May 072008
 

At last, Peder and I were in Jordan and on our way to Petra, one of the highest items on both of our “must-see” lists. Now we just had to figure out how to get there from the border.

Because of our strict time limitations, city buses didn’t seem to be an option. We started by trying to convince one of the organized tour buses in the parking lot to allow us to hitch a ride, but a mess of passport control for the droves of tourists looked like that would take longer than it would be worth.

Taxi it is.

We hopped in and started off, realizing somewhere along the way that a much more efficient route would be to travel first to Wadi Rum, continuing to Petra that afternoon or the following morning. Wadi Rum is apparently one of Jordan’s other must-see destinations, holding “some of the most extraordinary desert scenery you’ll ever see.” It’s the area made famous by the Arab Revolt and TE Lawrence in the early 20th century, as well as the film Lawrence of Arabia (which I’ve yet to actually watch).

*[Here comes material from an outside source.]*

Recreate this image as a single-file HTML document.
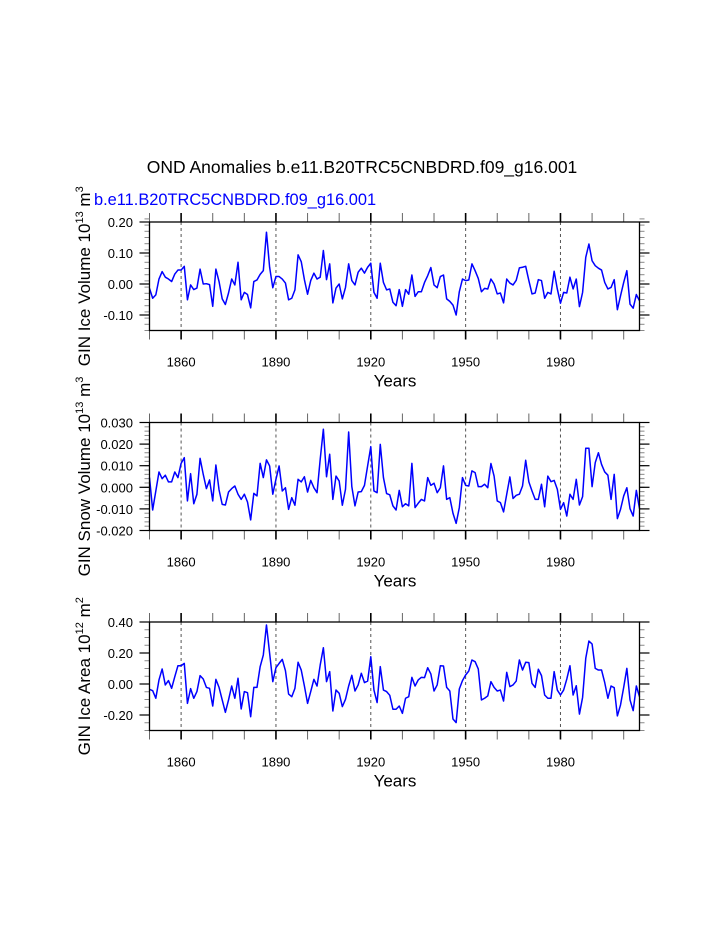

We arrived at the small gateway village in good time and joined forces with a couple of French tourists, hiring a jeep excursion into the desert. It started off through the paved roads until out of nowhere, the town just ended. One minute we were on asphalt with stone buildings on either side, and the next, a vast expanse of sand and rock.

My tailbone is still bruised from bumping up and down those dusty rocks and red sand dunes all afternoon.

Lonely Planet doesn’t lie. Some of Wadi Rum’s scenery was unlike anything I’ve ever seen. We were a bit disappointed when we ended up in one of the only closed-top jeeps there, somewhat isolating us from our surroundings, but after a bit of hassling we convinced our driver (who looked to be about twelve years old) to let us proceed with the rear door dangling open.

The excursion took us all around the area, stopping at rock bridges,

Massive sand dunes,

And millennium-old rock carvings.

We saw nomadic Bedouin,

And massive red cliffs that looked like they’d been melted under the scorching hot sun.

Once the tour concluded, we were lucky to run into a British tourist willing to share a cab to Petra.

I spent most of the time in the front seat trying to remove the sand from every inch of my body. Out in the desert, rolling uncontrollably down a giant sand dune sounded like a good idea. It was fun. But pulling grains of sand out of my ears for the following week wasn’t.

We arrived in Wadi Musa, the town that popped up around Petra after its recent discovery in the early 19th century, and checked into a hotel recommended by our cab driver. Normally I’m reluctant to stay at places recommended by people who often deal with tourists; if someone is bringing us there, they’re clearly receiving a cut for it, and that cash has to come from somewhere. But the price quoted compared favorably to those published in Lonely Planet, so I figured why not.

One thing that I should mention about Jordan is that, like Israel, I’ve been quite shocked at how perfect everyone’s English has been. And I’m not just talking about ticket salesmen at tourist destinations; I’m talking cab drivers, supermarket clerks, and random citizens walking the streets.

Also like Isreal, I’ve been pleasantly surprised at how amazingly friendly and hospitable the locals all seem. After years and years of seeing the Western news portray Muslim Arabs as evil terrorists, it’s sometimes difficult to keep your perceptions in check – but let me assure you, that image could not be further from the truth. Even the poorer people trying to peddle cheap souvenirs on the street are rarely if ever pushy, and I can’t recall a single moment when either Peder or I felt the slightest bit unsafe. I can’t remember ever feeling ripped off, either. Sure, bargaining is a standard part of the business transaction here – but this place was nothing like Brazil, where the locals would blatantly triple the prices for foreigners right after charging a normal amount for locals. Or worse, pin you into a corner where you HAVE to grossly overpay or else miss your ride/flight/appointment. Taxi drivers will always offer to help find a place to stay, and if you say no they don’t push it any further.

Just some food for thought.

  8 Responses to “Justin of Arabia”

  1. cool pics….i like the stone bridge one the best

  2. i love the photo of you rolling!!!

  3. Haha – talk about delayed response! 😉

  4. After seeing your blog,i know dead sea is in Jordan and then i got the answer on my company’s intelligence competition,haha,thank you!

  5. Haha wow, that’s really really cool! Glad to’ve helped 😀

    PS, I’m studying Chinese vocab at this very moment 😉

  6. Oh,how do you feel Chinese studying?difficult or not?;)
    i am now using my spare time to teach two engineers whom are from Italy and Germany to study Chinese ,haha

  7. I can answer that…..Chinese is F-in tough!

  8. I was gonna say the exact opposite! The pronunciation is super-tough, but I’m floored at how simple and predictable the grammar is!